I am a big fan of Yotam Ottolenghi’s cookbooks. I love the unique flavors in his recipes and the way he incorporates so many vegetables into each dish. On the weekends, I look through Ottolenghi’s recipes and choose the ones I want to make. Like other cookbooks, his recipes list the ingredients I need and the steps I will complete, but I still need to do a bit of planning before I begin. I collect the ingredients and make decisions about the type of bowls and cooking utensils I will use. As I gather the items, I picture myself following the steps in the recipe, a process that helps me remember what I need to do.
When students begin a project, the process is no different. They also need to think,
What am I trying to accomplish?
What tools do I need right now? and
How will I use these tools?
Unfortunately, sometimes students don’t get this opportunity. Teachers have already collected the items, so everything is all set. But I wonder how many students look at the neat pile, basket, or organized folder of resources and wonder, What is all this stuff for?
I know. I know. We have explained and modeled how to use these resources, but that isn’t the same as collecting the supplies and thinking through the steps on your own. When we hand the resources to students, it is a little like watching a cooking show and then trying to make the recipe from memory. It is tricky, even for the best cooks.

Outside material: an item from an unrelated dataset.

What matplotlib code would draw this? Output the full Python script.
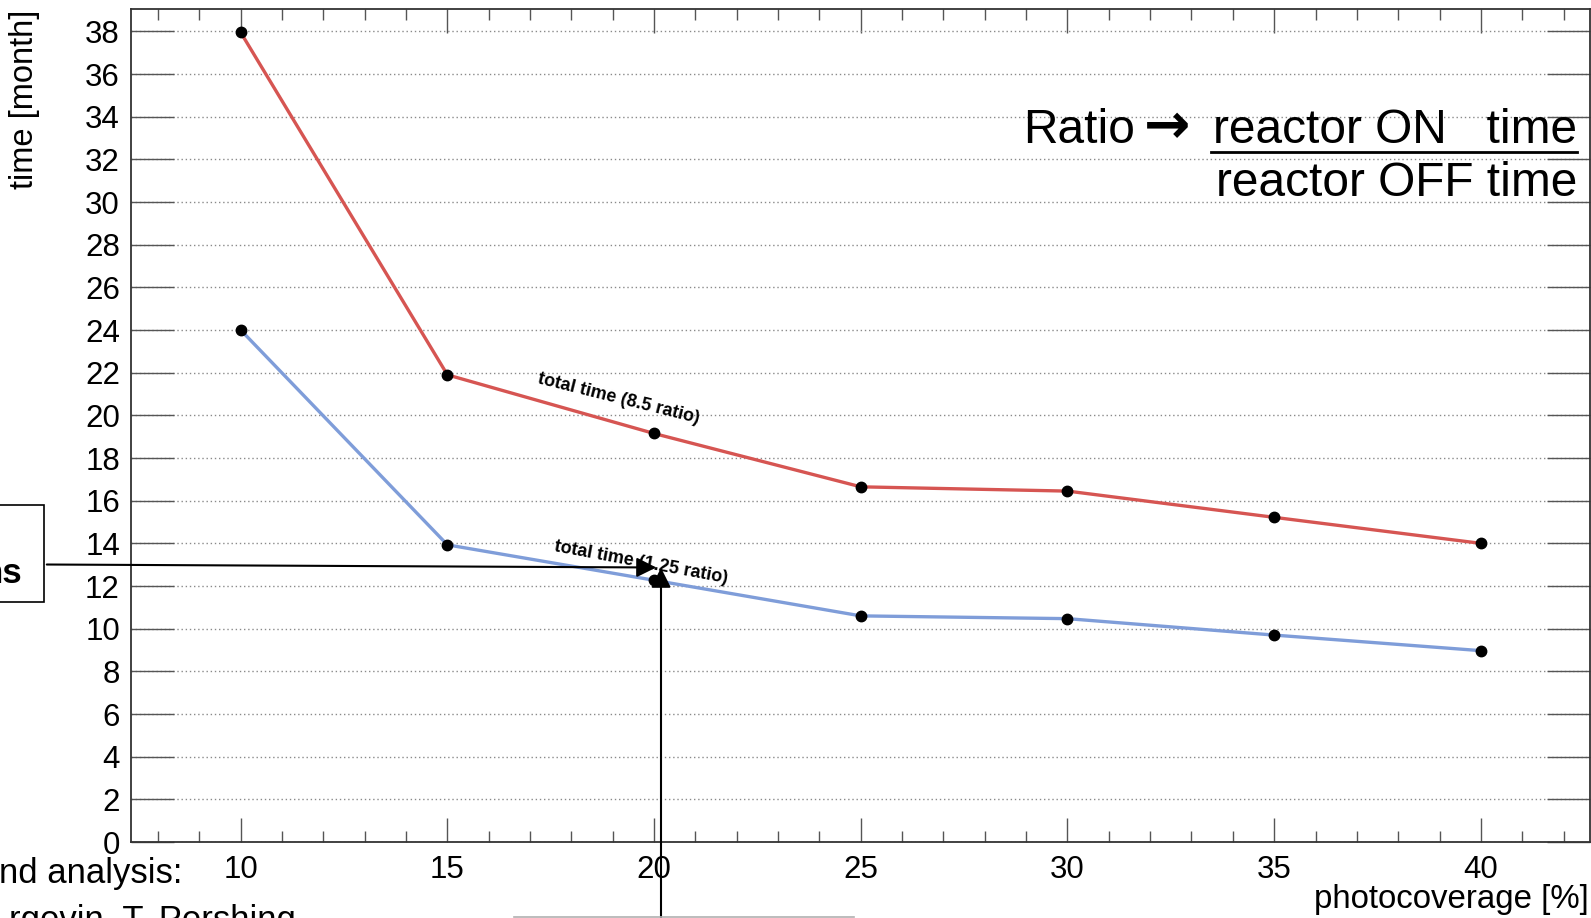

Book clubs are one social structure in the classroom where students can take the lead and collect what they need. Besides choosing which text to read, here are a few ways to give students ownership when they begin book clubs.
How will you record your thinking during book club meetings?
Students spend most of their time in book clubs talking about the texts they read, but I expect students to write twice during each book club meeting:
- Students come to the book club with an idea they want to discuss. They write the idea down so the group can see everyone’s ideas before the conversation begins.
- After the group has finished their discussion, students write down new insights or ideas they have uncovered.
These are the steps students need to complete, just like the steps I need to follow in Ottolenghi’s recipes. But we can give students some decision-making power about how they record their ideas. Do they want to record their thoughts in a notebook, on chart paper, or in a Google Doc? When students choose where to record, they are more apt to remember to do it.
What mark-making tools do you want to use?
When students arrive at the book club, we want them to be able to record their ideas simultaneously. Therefore, each person in the group needs a mark-making tool or digital device. When the kids decide what they need, collect them, and choose where to put them so they are available for every book club meeting, the responsibility for materials shifts from the teacher to the students.
What anchor charts do you need?
Charts of book club norms—lists of ways to begin conversations, build on someone else’s ideas, or disagree respectfully—can be helpful. However, these charts are useful only if students use them. Instead of handing out smaller versions of our classroom anchor charts, book club members can create what they need.
Each group reviews the classroom anchor charts and decides which prompts will support their work and how they want them displayed. Do they want to make a chart with the most helpful prompts on chart paper? Or might they want to put each prompt on an index card and lay out the cards before they begin a conversation? Some groups might want each member to have an individual chart they can have out in front of them.
I encourage groups to create charts that will help them lift the level of their conversations—and not list prompts they already use. Students grab chart paper, blank paper, blue books, or digital devices and make what they need. Once they finish, the group decides where these materials will be stored and how they will display them during book club conversations.
Putting students in charge of the decision-making process has changed the way they approach book clubs. Instead of some students being unsure what to do, most understand the process because they helped create it. I see more students participating—whether that means laying out the anchor charts, making sure they record ideas at the end of a book club meeting, or using the new language to lift the quality of the conversation. When students have a voice in the tools they use, just like when I decide what to cook and which materials around my kitchen I will use, we increase student engagement and agency.